Federal legal provisions would continue to allow people to decline to perform abortions based on religious objections under Ferrary’s proposal, said Erin Armstrong, reproductive rights attorney for the ACLU of New Mexico.

Both supporters and detractors of the New Mexico statute banning abortion say little attention was paid to the law in previous decades.

“We can never predict with certainty what the U.S. Supreme Court ultimately will do or how they will rule on abortion access,” Armstrong said. “We do feel it is an emergency around cleaning up this old statute now.”

In the midterm election, Democrats extended their majority in the state House or Representatives, likely claiming 46 seats out of 70 with recounts pending in a handful of races.
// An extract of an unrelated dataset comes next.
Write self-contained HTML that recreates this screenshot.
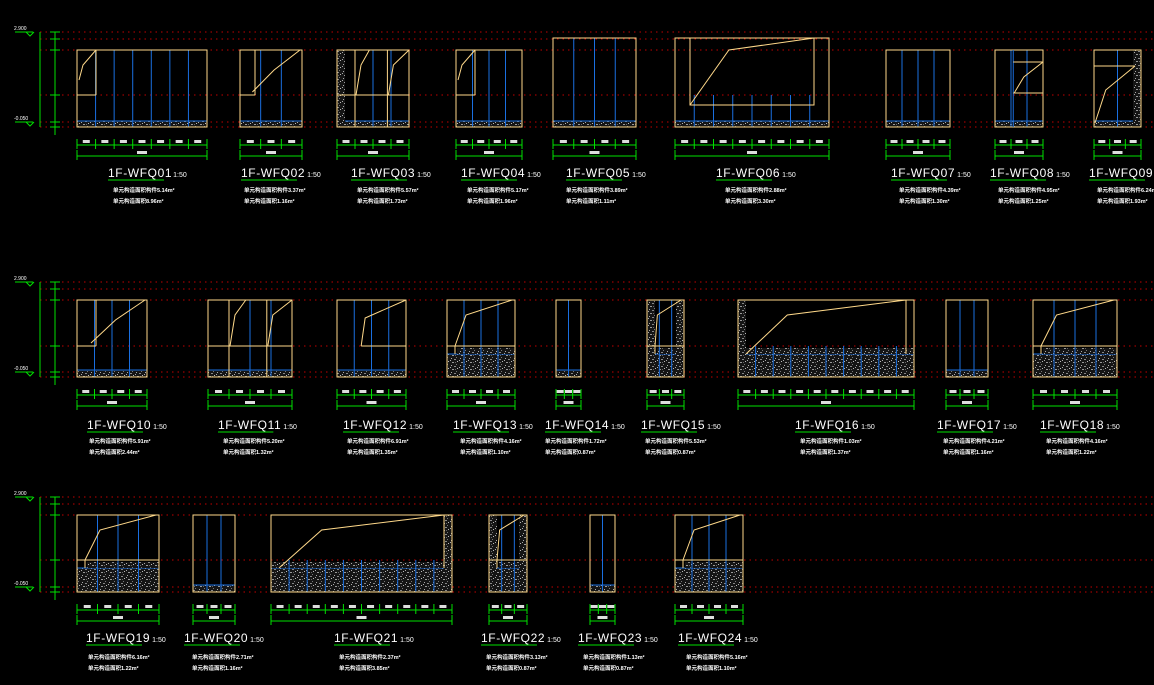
<!DOCTYPE html>
<html><head><meta charset="utf-8"><style>
html,body{margin:0;padding:0;background:#000;width:1154px;height:685px;overflow:hidden}
svg{display:block}
.t{font-family:"Liberation Sans",sans-serif;fill:#fff;font-size:12px;letter-spacing:0.6px}
.s{font-family:"Liberation Sans",sans-serif;fill:#fff;font-size:7px;letter-spacing:0}
.c{font-family:"Liberation Sans","Noto Sans CJK SC",sans-serif;fill:#fff;font-size:5.5px;font-weight:bold}
</style></head><body>
<svg id="g" width="1154" height="685" viewBox="0 0 1154 685" xmlns="http://www.w3.org/2000/svg">
<defs>
<pattern id="sp" width="9" height="7" patternUnits="userSpaceOnUse">
<rect width="9" height="7" fill="#151515"/>
<rect x="1" y="1" width="1" height="1" fill="#aaa"/><rect x="4" y="2" width="2" height="1" fill="#888"/>
<rect x="7" y="4" width="1" height="1" fill="#bbb"/><rect x="2" y="5" width="2" height="1" fill="#999"/>
<rect x="6" y="0" width="1" height="1" fill="#777"/><rect x="0" y="3" width="1" height="1" fill="#aaa"/>
<rect x="5" y="5" width="1" height="1" fill="#666"/>
</pattern>
</defs>
<g id="shapes"></g>
<text class="t" x="108" y="177">1F-WFQ01<tspan class="s" dx="1">1:50</tspan></text>
<text class="t" x="241" y="177">1F-WFQ02<tspan class="s" dx="2">1:50</tspan></text>
<text class="t" x="351" y="177">1F-WFQ03<tspan class="s" dx="2">1:50</tspan></text>
<text class="t" x="461" y="177">1F-WFQ04<tspan class="s" dx="2">1:50</tspan></text>
<text class="t" x="566" y="177">1F-WFQ05<tspan class="s" dx="2">1:50</tspan></text>
<text class="t" x="716" y="177">1F-WFQ06<tspan class="s" dx="2">1:50</tspan></text>
<text class="t" x="891" y="177">1F-WFQ07<tspan class="s" dx="2">1:50</tspan></text>
<text class="t" x="990" y="177">1F-WFQ08<tspan class="s" dx="2">1:50</tspan></text>
<text class="t" x="1089" y="177">1F-WFQ09<tspan class="s" dx="2">1:50</tspan></text>
<text class="t" x="87" y="429">1F-WFQ10<tspan class="s" dx="2">1:50</tspan></text>
<text class="t" x="218" y="429">1F-WFQ11<tspan class="s" dx="2">1:50</tspan></text>
<text class="t" x="343" y="429">1F-WFQ12<tspan class="s" dx="2">1:50</tspan></text>
<text class="t" x="453" y="429">1F-WFQ13<tspan class="s" dx="2">1:50</tspan></text>
<text class="t" x="545" y="429">1F-WFQ14<tspan class="s" dx="2">1:50</tspan></text>
<text class="t" x="641" y="429">1F-WFQ15<tspan class="s" dx="2">1:50</tspan></text>
<text class="t" x="795" y="429">1F-WFQ16<tspan class="s" dx="2">1:50</tspan></text>
<text class="t" x="937" y="429">1F-WFQ17<tspan class="s" dx="2">1:50</tspan></text>
<text class="t" x="1040" y="429">1F-WFQ18<tspan class="s" dx="2">1:50</tspan></text>
<text class="t" x="86" y="642">1F-WFQ19<tspan class="s" dx="2">1:50</tspan></text>
<text class="t" x="184" y="642">1F-WFQ20<tspan class="s" dx="2">1:50</tspan></text>
<text class="t" x="334" y="642">1F-WFQ21<tspan class="s" dx="2">1:50</tspan></text>
<text class="t" x="481" y="642">1F-WFQ22<tspan class="s" dx="2">1:50</tspan></text>
<text class="t" x="578" y="642">1F-WFQ23<tspan class="s" dx="2">1:50</tspan></text>
<text class="t" x="678" y="642">1F-WFQ24<tspan class="s" dx="2">1:50</tspan></text>
<g class="c">
<text x="113" y="192">单元构造面积构件5.14m²</text><text x="113" y="203">单元构造面积8.96m²</text>
<text x="244" y="192">单元构造面积构件3.37m²</text><text x="244" y="203">单元构造面积1.16m²</text>
<text x="357" y="192">单元构造面积构件5.57m²</text><text x="357" y="203">单元构造面积1.73m²</text>
<text x="467" y="192">单元构造面积构件5.17m²</text><text x="467" y="203">单元构造面积1.96m²</text>
<text x="566" y="192">单元构造面积构件3.89m²</text><text x="566" y="203">单元构造面积1.11m²</text>
<text x="725" y="192">单元构造面积构件2.88m²</text><text x="725" y="203">单元构造面积3.30m²</text>
<text x="899" y="192">单元构造面积构件4.39m²</text><text x="899" y="203">单元构造面积1.30m²</text>
<text x="998" y="192">单元构造面积构件4.95m²</text><text x="998" y="203">单元构造面积1.25m²</text>
<text x="1097" y="192">单元构造面积构件6.24m²</text><text x="1097" y="203">单元构造面积1.93m²</text>
<text x="89" y="443">单元构造面积构件5.91m²</text><text x="89" y="454">单元构造面积2.44m²</text>
<text x="223" y="443">单元构造面积构件5.20m²</text><text x="223" y="454">单元构造面积1.32m²</text>
<text x="347" y="443">单元构造面积构件6.91m²</text><text x="347" y="454">单元构造面积1.35m²</text>
<text x="460" y="443">单元构造面积构件4.16m²</text><text x="460" y="454">单元构造面积1.10m²</text>
<text x="545" y="443">单元构造面积构件1.72m²</text><text x="545" y="454">单元构造面积0.87m²</text>
<text x="645" y="443">单元构造面积构件5.53m²</text><text x="645" y="454">单元构造面积0.87m²</text>
<text x="800" y="443">单元构造面积构件1.03m²</text><text x="800" y="454">单元构造面积1.37m²</text>
<text x="943" y="443">单元构造面积构件4.21m²</text><text x="943" y="454">单元构造面积1.16m²</text>
<text x="1046" y="443">单元构造面积构件4.16m²</text><text x="1046" y="454">单元构造面积1.22m²</text>
<text x="88" y="659">单元构造面积构件6.16m²</text><text x="88" y="670">单元构造面积1.22m²</text>
<text x="192" y="659">单元构造面积构件2.71m²</text><text x="192" y="670">单元构造面积1.16m²</text>
<text x="339" y="659">单元构造面积构件2.37m²</text><text x="339" y="670">单元构造面积3.85m²</text>
<text x="486" y="659">单元构造面积构件3.13m²</text><text x="486" y="670">单元构造面积0.87m²</text>
<text x="583" y="659">单元构造面积构件1.13m²</text><text x="583" y="670">单元构造面积0.87m²</text>
<text x="686" y="659">单元构造面积构件5.16m²</text><text x="686" y="670">单元构造面积1.10m²</text>
</g>
</svg>
<script>
var G=document.getElementById('shapes'),h='';
var Y='#ffd98a',B='#1a6fe0',GR='#00e000',R='#c00000';
function L(a,b,c,d,col,w,da){h+='<line x1="'+a+'" y1="'+b+'" x2="'+c+'" y2="'+d+'" stroke="'+col+'" stroke-width="'+(w||1)+'"'+(da?' stroke-dasharray="'+da+'"':'')+'/>';}
function Rc(x,y,w,hh,st,f){h+='<rect x="'+x+'" y="'+y+'" width="'+w+'" height="'+hh+'" fill="'+(f||'none')+'" stroke="'+(st||'none')+'"/>';}
function P(pts,col){h+='<polyline points="'+pts+'" fill="none" stroke="'+col+'" stroke-width="1"/>';}
var rows=[{top:50,mid:95,band:121,bot:127,d1:145,d2:156,ty:172},
{top:300,mid:346,band:370,bot:377,d1:395,d2:406,ty:424},
{top:515,mid:560,band:585,bot:592,d1:610,d2:621,ty:637}];
rows.forEach(function(r){
 [r.top-18,r.top-11,r.top,r.mid,r.bot-5,r.bot].forEach(function(y){L(40,y,1154,y,R,1,'1.5,4');});
 L(40,r.top-18,40,r.bot,GR);L(55,r.top-18,55,r.bot+8,GR);
 [r.top-18,r.top-11,r.top,r.mid,r.bot-5,r.bot].forEach(function(y){L(50,y,60,y,GR);});
 L(15,r.top-18,33,r.top-18,GR);P('26,'+(r.top-18)+' 30,'+(r.top-14)+' 34,'+(r.top-18),GR);
 L(15,r.bot-5,33,r.bot-5,GR);P('26,'+(r.bot-5)+' 30,'+(r.bot-1)+' 34,'+(r.bot-5),GR);
 h+='<text x="14" y="'+(r.top-20)+'" fill="#fff" font-size="5" font-family="Liberation Sans">2.900</text>';
 h+='<text x="14" y="'+(r.bot-7)+'" fill="#fff" font-size="5" font-family="Liberation Sans">-0.050</text>';
});
var P_=[
[0,77,207,'c',19,7],[0,240,302,'c2',15,3],[0,337,409,'d',0,4,0,1],[0,456,522,'c',19,4],
[0,553,636,'n',0,4,1],[0,675,829,'w',0,8,1],[0,886,950,'n',0,4],[0,995,1043,'m',0,3],[0,1094,1141,'r',0,2,0,0,1],
[1,77,147,'c2',19,4],[1,208,292,'d',0,4],[1,337,406,'c3',0,4],[1,447,515,'s',0,4],[1,556,581,'n',0,2],
[1,647,684,'s',0,3,0,1,1],[1,738,914,'w2',0,10,0,1],[1,946,988,'n',0,3,0],[1,1033,1117,'s',0,4],
[2,77,159,'s',0,4],[2,193,235,'n',0,3],[2,271,452,'w2',0,10,0,0,1],[2,489,527,'s',0,3,0,1,1],[2,590,615,'n',0,2],[2,675,743,'s',0,4]];
P_.forEach(function(p){
 var r=rows[p[0]],x1=p[1],x2=p[2],t=p[3],top=p[6]?r.top-12:r.top,W=x2-x1,n=p[5];
 var deep=(t=='s'||t=='w2');
 var bt=deep?r.mid+8:r.band;
 Rc(x1,bt,W,r.bot-bt,B,'url(#sp)');
 if(deep)Rc(x1+(t=='s'?10:0),bt-6,W-(t=='s'?10:0),6,'none','url(#sp)');
 for(var i=1;i<n;i++){var x=x1+W*i/n;L(x,t=='w'||t=='w2'?r.mid:top,x,r.bot,B);}
 if(p[7])Rc(x1,top,8,r.bot-top,'none','url(#sp)');
 if(p[8])Rc(x2-8,top,8,r.bot-top,'none','url(#sp)');
 Rc(x1,top,W,r.bot-top,Y);
 var cx=x1+(p[4]||W*0.3);
 if(t=='c'||t=='c2'){L(x1,r.mid,cx,r.mid,Y);L(cx,top,cx,r.mid,Y);
   if(t=='c')P((x1+2)+','+(r.mid-15)+' '+(x1+6)+','+(top+15)+' '+cx+','+top,Y);
   else P((x1+W*0.2)+','+(r.mid-3)+' '+(x1+W*0.55)+','+(top+20)+' '+(x2-2)+','+top,Y);}
 if(t=='d'){var a=x1+W*0.25,b=x1+W*0.7;L(a,top,a,r.bot,Y);L(b,top,b,r.bot,Y);L(x1,r.mid,x2,r.mid,Y);
   P((a+1)+','+r.mid+' '+(a+6)+','+(top+15)+' '+(a+W*0.2)+','+top,Y);P((b+1)+','+r.mid+' '+(b+6)+','+(top+15)+' '+(x2)+','+top,Y);}
 if(t=='c3'){var a=x1+W*0.35;L(a,r.mid,x2,r.mid,Y);P(a+','+r.mid+' '+(a+4)+','+(top+18)+' '+x2+','+top,Y);}
 if(t=='s'){P((x1+8)+','+(bt-8)+' '+(x1+W*0.28)+','+(top+15)+' '+(x2-3)+','+top,Y);L(x1+8,bt-8,x1+8,bt,Y);L(x1,bt-8,x2,bt-8,Y);}
 if(t=='w'){var a=x1+15,b=x2-15;Rc(a,top,b-a,r.mid-top+10,Y);P(a+','+(r.mid+10)+' '+(x1+W*0.35)+','+(top+12)+' '+b+','+top,Y);}
 if(t=='w2'){var a=x1+8,b=x2-8;L(b,top,b,bt,Y);P(a+','+bt+' '+(x1+W*0.28)+','+(top+15)+' '+b+','+top,Y);}
 if(t=='m'){L(x1+W*0.38,top,x1+W*0.38,r.bot,B);L(x1+W*0.38,top+12,x2,top+12,Y);L(x1+W*0.38,r.mid-2,x2,r.mid-2,Y);
   P((x1+W*0.4)+','+(r.mid-2)+' '+(x1+W*0.6)+','+(top+27)+' '+x2+','+(top+12),Y);}
 if(t=='r'){L(x1,top+16,x2-6,top+16,Y);P((x1+1)+','+(r.bot-4)+' '+(x1+W*0.25)+','+(top+40)+' '+(x2-6)+','+(top+16),Y);}
 L(x1,r.d1,x2,r.d1,GR);L(x1,r.d2,x2,r.d2,GR);
 var k=Math.max(n,3);
 for(var i=0;i<=k;i++){var x=x1+W*i/k;L(x,r.d1-6,x,r.d1+4,GR);
  if(i<k)h+='<rect x="'+(x+W/k/2-3.5)+'" y="'+(r.d1-5)+'" width="7" height="3" fill="#ddd"/>';}
 L(x1,r.d2-6,x1,r.d2+4,GR);L(x2,r.d2-6,x2,r.d2+4,GR);
 h+='<rect x="'+((x1+x2)/2-5)+'" y="'+(r.d2-5)+'" width="10" height="3" fill="#ddd"/>';
});
G.innerHTML=h;
[].forEach.call(document.querySelectorAll('text.t'),function(t){
 var x=+t.getAttribute('x'),y=+t.getAttribute('y');
 var w=t.getComputedTextLength?t.getComputedTextLength():70;
 var l=document.createElementNS('http://www.w3.org/2000/svg','line');
 l.setAttribute('x1',x);l.setAttribute('x2',x+w*0.72);l.setAttribute('y1',y+3);l.setAttribute('y2',y+3);
 l.setAttribute('stroke',GR);document.getElementById('g').appendChild(l);
});
</script>
</body></html>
The Democrat-controlled Senate is up for re-election in 2020.

Ferrary said her bill would maintain the current status quo in New Mexico, which she describes as “legal and safe” access to abortion for women.

Ferrary said she remembers what it was like for women before the federal legalization of abortion.

“I had friends in college who chose to seek an abortion,” she said. “There was a lot of stigma around it and also a lot of risk.”

Local leaders of the Roman Catholic Church plan to lobby against removing the state’s dormant abortion ban for a variety of reasons, said Allen Sanchez, executive director of the New Mexico Conference of Catholic Bishops.

About 4,650 abortions were performed in New Mexico in 2014, according to the Guttmacher Institute.